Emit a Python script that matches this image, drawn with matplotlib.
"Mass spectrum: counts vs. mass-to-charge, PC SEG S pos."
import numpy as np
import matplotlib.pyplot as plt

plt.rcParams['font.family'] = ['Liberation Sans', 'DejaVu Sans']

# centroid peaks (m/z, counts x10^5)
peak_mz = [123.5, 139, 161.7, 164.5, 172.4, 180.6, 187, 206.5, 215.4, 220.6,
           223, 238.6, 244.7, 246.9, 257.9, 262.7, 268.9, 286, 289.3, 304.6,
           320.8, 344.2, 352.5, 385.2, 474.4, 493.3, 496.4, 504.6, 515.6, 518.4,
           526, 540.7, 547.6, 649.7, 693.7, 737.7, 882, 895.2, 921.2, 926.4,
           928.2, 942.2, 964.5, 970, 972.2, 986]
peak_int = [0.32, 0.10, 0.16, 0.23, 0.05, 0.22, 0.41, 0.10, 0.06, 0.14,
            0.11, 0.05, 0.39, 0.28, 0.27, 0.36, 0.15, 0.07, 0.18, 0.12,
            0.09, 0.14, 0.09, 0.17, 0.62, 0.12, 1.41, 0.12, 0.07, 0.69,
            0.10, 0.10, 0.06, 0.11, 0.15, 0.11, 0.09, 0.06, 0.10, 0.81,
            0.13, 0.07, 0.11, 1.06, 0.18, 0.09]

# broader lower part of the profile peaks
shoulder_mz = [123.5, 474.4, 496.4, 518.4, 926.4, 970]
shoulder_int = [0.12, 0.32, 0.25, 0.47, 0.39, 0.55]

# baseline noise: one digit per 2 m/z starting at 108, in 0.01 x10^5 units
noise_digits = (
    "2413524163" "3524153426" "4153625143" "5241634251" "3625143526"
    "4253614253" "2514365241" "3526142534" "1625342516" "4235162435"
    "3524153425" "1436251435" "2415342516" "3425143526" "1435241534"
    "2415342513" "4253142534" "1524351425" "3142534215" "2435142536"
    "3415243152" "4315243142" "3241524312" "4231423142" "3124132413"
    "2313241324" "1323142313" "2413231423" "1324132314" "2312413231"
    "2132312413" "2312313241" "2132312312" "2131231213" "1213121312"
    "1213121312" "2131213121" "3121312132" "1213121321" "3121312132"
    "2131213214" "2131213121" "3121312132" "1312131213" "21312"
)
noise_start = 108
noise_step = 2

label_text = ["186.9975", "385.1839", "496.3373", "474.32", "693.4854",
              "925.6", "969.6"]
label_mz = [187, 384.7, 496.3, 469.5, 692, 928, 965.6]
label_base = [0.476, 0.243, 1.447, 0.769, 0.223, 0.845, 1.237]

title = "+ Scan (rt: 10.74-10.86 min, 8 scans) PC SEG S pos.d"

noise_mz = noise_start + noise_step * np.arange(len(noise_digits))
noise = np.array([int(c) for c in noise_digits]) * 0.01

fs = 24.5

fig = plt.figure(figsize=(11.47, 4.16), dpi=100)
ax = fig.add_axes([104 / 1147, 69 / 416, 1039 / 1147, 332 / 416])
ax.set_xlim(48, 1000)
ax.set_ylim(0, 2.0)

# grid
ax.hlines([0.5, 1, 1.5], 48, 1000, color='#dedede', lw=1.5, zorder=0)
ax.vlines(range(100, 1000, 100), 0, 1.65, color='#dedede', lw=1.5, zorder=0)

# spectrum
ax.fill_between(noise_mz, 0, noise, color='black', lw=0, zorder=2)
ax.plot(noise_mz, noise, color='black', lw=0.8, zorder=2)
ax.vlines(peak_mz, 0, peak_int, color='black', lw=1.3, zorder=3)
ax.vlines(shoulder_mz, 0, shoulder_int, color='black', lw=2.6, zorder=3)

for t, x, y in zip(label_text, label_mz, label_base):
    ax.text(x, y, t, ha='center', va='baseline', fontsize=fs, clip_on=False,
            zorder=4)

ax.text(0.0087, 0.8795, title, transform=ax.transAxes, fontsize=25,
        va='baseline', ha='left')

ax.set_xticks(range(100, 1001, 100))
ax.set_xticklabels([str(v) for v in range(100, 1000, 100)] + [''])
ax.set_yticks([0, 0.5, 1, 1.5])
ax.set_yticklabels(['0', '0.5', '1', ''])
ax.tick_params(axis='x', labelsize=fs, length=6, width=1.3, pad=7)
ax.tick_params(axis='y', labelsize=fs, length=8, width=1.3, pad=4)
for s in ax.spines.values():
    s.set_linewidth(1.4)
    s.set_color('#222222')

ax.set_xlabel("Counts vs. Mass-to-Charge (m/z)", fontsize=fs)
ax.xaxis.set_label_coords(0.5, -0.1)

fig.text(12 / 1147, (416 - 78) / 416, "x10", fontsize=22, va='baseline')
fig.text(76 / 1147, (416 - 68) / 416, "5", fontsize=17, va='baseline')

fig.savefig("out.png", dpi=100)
********
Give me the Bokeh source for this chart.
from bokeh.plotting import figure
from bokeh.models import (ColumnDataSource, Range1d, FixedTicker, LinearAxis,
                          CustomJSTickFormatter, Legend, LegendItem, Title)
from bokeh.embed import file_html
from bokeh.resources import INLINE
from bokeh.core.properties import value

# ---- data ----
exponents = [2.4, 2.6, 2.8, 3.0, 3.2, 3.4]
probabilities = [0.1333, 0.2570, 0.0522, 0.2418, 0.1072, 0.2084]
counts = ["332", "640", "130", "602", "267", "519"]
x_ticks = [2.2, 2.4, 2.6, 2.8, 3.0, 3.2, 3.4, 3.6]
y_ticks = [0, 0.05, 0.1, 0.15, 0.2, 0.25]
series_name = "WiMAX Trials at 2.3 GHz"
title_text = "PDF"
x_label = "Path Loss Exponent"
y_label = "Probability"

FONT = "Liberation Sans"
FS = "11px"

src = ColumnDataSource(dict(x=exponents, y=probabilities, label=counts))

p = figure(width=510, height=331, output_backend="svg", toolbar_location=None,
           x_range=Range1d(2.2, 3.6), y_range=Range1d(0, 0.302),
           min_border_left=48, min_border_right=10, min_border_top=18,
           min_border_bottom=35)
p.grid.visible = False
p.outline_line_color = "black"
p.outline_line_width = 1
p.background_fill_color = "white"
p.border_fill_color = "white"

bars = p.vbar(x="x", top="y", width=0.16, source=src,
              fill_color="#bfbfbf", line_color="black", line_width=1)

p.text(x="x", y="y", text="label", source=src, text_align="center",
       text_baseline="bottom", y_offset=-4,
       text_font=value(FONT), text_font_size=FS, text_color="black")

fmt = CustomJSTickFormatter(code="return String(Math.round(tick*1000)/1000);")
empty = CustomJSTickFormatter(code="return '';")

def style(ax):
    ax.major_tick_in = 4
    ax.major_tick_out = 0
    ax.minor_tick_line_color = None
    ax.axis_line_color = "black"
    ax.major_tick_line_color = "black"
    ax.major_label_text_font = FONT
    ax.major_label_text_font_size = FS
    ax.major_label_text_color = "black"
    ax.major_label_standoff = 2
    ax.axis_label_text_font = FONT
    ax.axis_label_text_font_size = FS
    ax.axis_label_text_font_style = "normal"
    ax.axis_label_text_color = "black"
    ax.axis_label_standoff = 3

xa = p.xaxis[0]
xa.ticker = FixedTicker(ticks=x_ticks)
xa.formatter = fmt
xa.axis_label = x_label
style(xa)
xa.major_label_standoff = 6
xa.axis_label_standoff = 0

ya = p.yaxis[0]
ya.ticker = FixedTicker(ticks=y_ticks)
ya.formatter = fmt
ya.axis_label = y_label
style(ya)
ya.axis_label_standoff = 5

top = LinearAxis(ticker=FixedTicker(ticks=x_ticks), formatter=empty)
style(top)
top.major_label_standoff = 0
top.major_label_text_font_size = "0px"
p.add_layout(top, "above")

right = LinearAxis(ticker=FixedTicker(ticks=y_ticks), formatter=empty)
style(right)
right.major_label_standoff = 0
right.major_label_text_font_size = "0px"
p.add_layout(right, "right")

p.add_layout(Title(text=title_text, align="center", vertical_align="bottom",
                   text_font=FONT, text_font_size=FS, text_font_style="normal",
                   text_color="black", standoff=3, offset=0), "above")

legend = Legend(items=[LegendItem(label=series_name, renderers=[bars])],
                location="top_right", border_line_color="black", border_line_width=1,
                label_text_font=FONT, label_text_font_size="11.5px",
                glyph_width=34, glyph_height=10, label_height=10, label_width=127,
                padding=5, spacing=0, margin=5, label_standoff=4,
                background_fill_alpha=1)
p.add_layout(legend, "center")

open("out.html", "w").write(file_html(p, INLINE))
********
Using the entries above, extract exactly the span from the line with "Give me the Bokeh source for this chart." to the line with "from bokeh.core.properties import value", both lines included; leave out everything else.

Give me the Bokeh source for this chart.
from bokeh.plotting import figure
from bokeh.models import (ColumnDataSource, Range1d, FixedTicker, LinearAxis,
                          CustomJSTickFormatter, Legend, LegendItem, Title)
from bokeh.embed import file_html
from bokeh.resources import INLINE
from bokeh.core.properties import value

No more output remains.